「くさいわね……」電動車いすのおばあちゃん万引き犯、Gメンが眉をひそめた“異臭の正体”
それから白菜や長ネギ、モヤシなど、比較的安価でかさばる商品だけ、きちんと精算を済ませた彼女は、お客様係に先導されながら、屋外の駐輪場に直結するエレベーターに乗り込んでいきます。思い切って同じエレベーターに乗り込んだ私は、すぐに行先ボタンを押して扉を閉めました。地上階に到着するまでの間、窃盗の被疑者と二人きりで過ごすエレベーター内の空気が、いつもより重たく感じられたことを覚えています。
「お先にどうぞ」
「ありがとう」
先に彼女を行かせて、電動車いすが公道に出て走り始めたところで横に並んだ私は、そこであらためて声をかけました。
「おばあちゃん、ちょっと待って。お店の者ですけど、お金払ってないものあるでしょう?」
「ひっつ!? なんだって?」
少し驚いた様子を見せた彼女は、口の中でずれた入れ歯を直しながら、コンドルのような鋭い目で私を睨んできました。どうやら聞こえなかったようなので、膝の上にある盗品を詰めたバッグを軽く叩きながら、もう一度ゆっくりと、少し大きめの声で言い直します。
「お店の者ですけど、このバッグの中にいれたモノ、お金払ってほしいんですよ」
「あら、そうだったかしら? もう今年で90になるから、忘れちゃうのよ。堪忍ね……」
惚ける姿勢を見せながらも、用意していたかのようにスラスラと言い訳する彼女の姿からは、こうした場面に慣れているような雰囲気が伝わってきました。見え透いた言い訳を聞くことなく、電動車いすに乗った彼女をエレベーターまで連れ戻すと、さっき乗った時には感じなかった異臭が室内に漂っています。
(くさいわね……。一体、なんのニオイかしら?)
エレベーターに乗っている間、なるべく息を吸わないようにして過ごした私は、扉が開くと同時に外に出て、廊下に置かれた書類などを除けながら電動車いすを誘導します。応接室内に電動車いすの駐車スペースを確保して、バッグの中に隠したモノをテーブルの上に出してもらうと、ステーキ肉や高級ハム、幕の内弁当、さくらんぼ、もみじまんじゅうなど、計8点、合計9,000円ほどの商品が出てきました。盗んだモノを並べてみれば豪華な感じに見えますが、一度盗まれたモノとしてみると、なぜか汚らしく見えてくるのが不思議です。
「今日は、どうしたんですか?」
「年金だけじゃあ、おいしいもの食べられないから……」
「買い取るだけのお金はあるのかな?」
「それが全然足りないのよ。
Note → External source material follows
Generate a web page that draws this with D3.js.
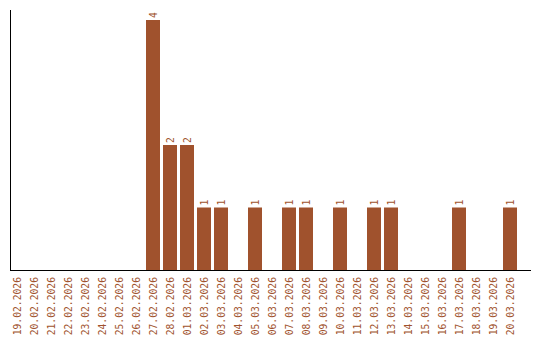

このお肉とメロンは、お返ししてもいいかしら」
土産物屋で見かける古臭いガマグチに入れられた彼女の所持金は、小銭と合わせても3,000円足らずで、全ての商品を買い取ることはできません。身分を証明できるものも持っていないというので、仕方なく紙に書いてもらうよう頼むと、心電図のような線で書かれた文字は解読不能。やむなく口頭での聴き取りを試みれば、入れ歯がずれてしまってうまくしゃべれない状況です。できることがなくなり、内線電話で店長を呼び出して状況を説明すると、電動車いすで万引きするなんて人は初めてだと驚き、迷うことなく警察に通報されました。身元がわからないことよりも、商品の買い取りができないことの方が、通報の決め手になったようです。